Sebelumnya, Kapolda Bali, Irjen. Pol. Putu Jayan Danu Putra, menanggapi dugaan kriminalisasi oknum penyidik kriminal khusus (Kirmsus) Polda Bali kepada keluarga besar Jero Kepisah, AA. Ngurah Oka, pihaknya segera menelusuri adanya dugaan tersebut dan bersikap tegas apabila ada anggotanya yang melanggar disiplin.
“Yang jelas gini, apapun kita akan berlaku profesional.
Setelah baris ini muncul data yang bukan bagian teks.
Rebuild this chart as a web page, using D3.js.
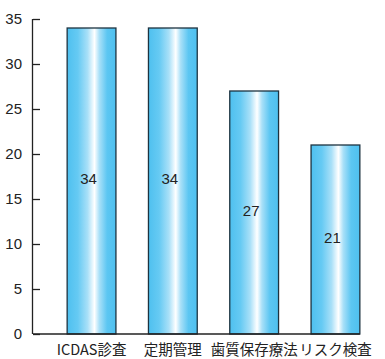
<!DOCTYPE html>
<html>
<head>
<meta charset="utf-8">
<script src="https://cdn.jsdelivr.net/npm/d3@7"></script>
<style>
  html, body { margin: 0; padding: 0; background: #fff; }
  svg { display: block; }
</style>
</head>
<body>
<svg id="chart" width="385" height="359"></svg>
<script>
const categories = ["ICDAS診査", "定期管理", "歯質保存療法", "リスク検査"];
const values = [34, 34, 27, 21];
const yTicks = [0, 5, 10, 15, 20, 25, 30, 35];

const W = 385, H = 359;
const svg = d3.select("#chart");

const x = d3.scaleBand()
  .domain(categories)
  .range([33, 394])
  .paddingInner(0.4)
  .paddingOuter(0.42);

const y = d3.scaleLinear().domain([0, 35]).range([334, 19]);

// horizontal sheen on the bars
const grad = svg.append("defs").append("linearGradient")
  .attr("id", "barGrad").attr("x1", "0%").attr("x2", "100%").attr("y1", "0%").attr("y2", "0%");
[
  [0, "#4ec0ef"], [0.22, "#66caf3"], [0.42, "#a9e0f8"], [0.56, "#ffffff"],
  [0.66, "#a9e0f8"], [0.82, "#5cc6f2"], [1, "#4ec0ef"]
].forEach(([o, c]) => grad.append("stop").attr("offset", o).attr("stop-color", c));

// bars
svg.append("g").selectAll("rect")
  .data(values)
  .join("rect")
  .attr("x", (d, i) => x(categories[i]))
  .attr("y", d => y(d))
  .attr("width", x.bandwidth())
  .attr("height", d => y(0) - y(d))
  .attr("fill", "url(#barGrad)")
  .attr("stroke", "#1d3340")
  .attr("stroke-width", 1.3);

// baseline from the axis to the last bar
const lastRight = x(categories[categories.length - 1]) + x.bandwidth();
svg.append("line")
  .attr("x1", 33).attr("x2", lastRight)
  .attr("y1", y(0)).attr("y2", y(0))
  .attr("stroke", "#222").attr("stroke-width", 1.3);

// y axis with inward ticks
const yAxis = d3.axisLeft(y).tickValues(yTicks).tickSize(-7).tickPadding(11).tickFormat(d3.format("d"));
const ga = svg.append("g").attr("transform", "translate(33,0)").call(yAxis);
ga.select(".domain").attr("stroke", "#222").attr("stroke-width", 1.3).attr("d", `M-0.5,${y(35)}V${y(0)}`);
ga.selectAll(".tick line").attr("stroke", "#222").attr("stroke-width", 1.3);
ga.selectAll(".tick text")
  .attr("fill", "#222")
  .style("font-family", "'Liberation Sans', Arial, sans-serif")
  .style("font-size", "15px");

// value labels inside the bars
svg.append("g").selectAll("text")
  .data(values)
  .join("text")
  .attr("x", (d, i) => x(categories[i]) + x.bandwidth() / 2 - 3)
  .attr("y", d => (y(0) + y(d)) / 2 - 2)
  .attr("dy", "0.35em")
  .attr("text-anchor", "middle")
  .attr("fill", "#222")
  .style("font-family", "'Liberation Sans', Arial, sans-serif")
  .style("font-size", "15px")
  .text(d => d);

// category labels
svg.append("g").selectAll("text")
  .data(categories)
  .join("text")
  .attr("x", d => x(d) + x.bandwidth() / 2)
  .attr("y", 350)
  .attr("dy", "0.35em")
  .attr("text-anchor", "middle")
  .attr("fill", "#222")
  .style("font-family", "'Noto Sans CJK JP', sans-serif")
  .style("font-size", "14.5px")
  .text(d => d);
</script>
</body>
</html>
Kalau memang benar ada dan dia terbukti melanggar, kita akan tindak sesuai dengan ketentuan yang berlaku pasal-pasal apa yang bisa dikenakan ke anggota yang melanggar, apapun itu, pungli dan perbuatan yang melanggar disiplin kita akan tegas,” ungkap Kapolda kepada wartawan pada 12 April 2022.
Kepala Ombudsman RI Provinsi Bali, Umar Alkhatab pada Selasa 19 April 2022 juga menanggapi serius terkait maraknya pengaduan oknum penyidik di Kepolisian yang dilaporkan oleh pihak yang merasa dirugikan bahkan diduga mengaku mengalami kriminalisasi kepada salah satu pihak yang bersengketa.
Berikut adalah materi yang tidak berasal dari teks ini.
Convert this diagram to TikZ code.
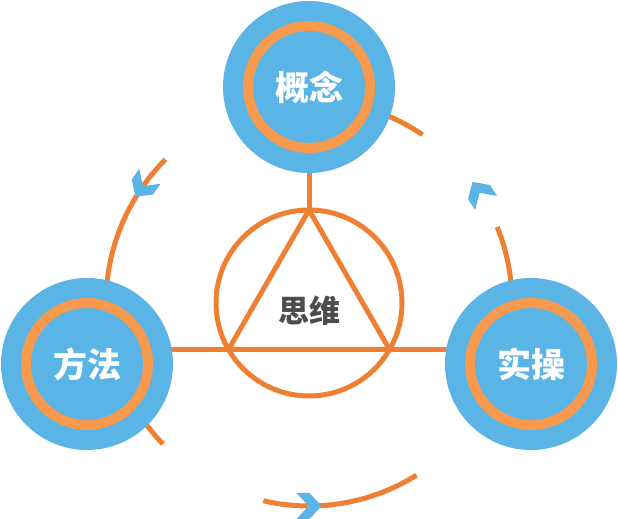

Ia mengaku mengetahui hal itu dari pemberitaan. Ia minta Kapolda Bali segera melakukan tindakan tegas kepada oknum penyidik yang melakukan maladministrasi sehingga merugikan pihak yang bersengketa.
“Belakangan ini banyak pengaduan terkait perilaku penyidik Kepolisian di Bali. Sebelumnya telah diberitakan adanya penyidik yang meminta uang kepada pelapor, kini diberitakan pula adanya penyidik yang melakukan kriminalisasi terhadap warga. Oleh karena itu, Ombudsman RI Perwakilan Bali meminta agar Kapolda Bali segera mengambil langkah praktis untuk mencegah tindakan maladministratif yang dilakukan oleh para penyidik. Kapolda patut memberikan tindakan tegas bagi para penyidik yang terbukti melakukan pelanggaran, baik administratif maupun etik, agar ada efek jera bagi yang lainnya,” papar Umar.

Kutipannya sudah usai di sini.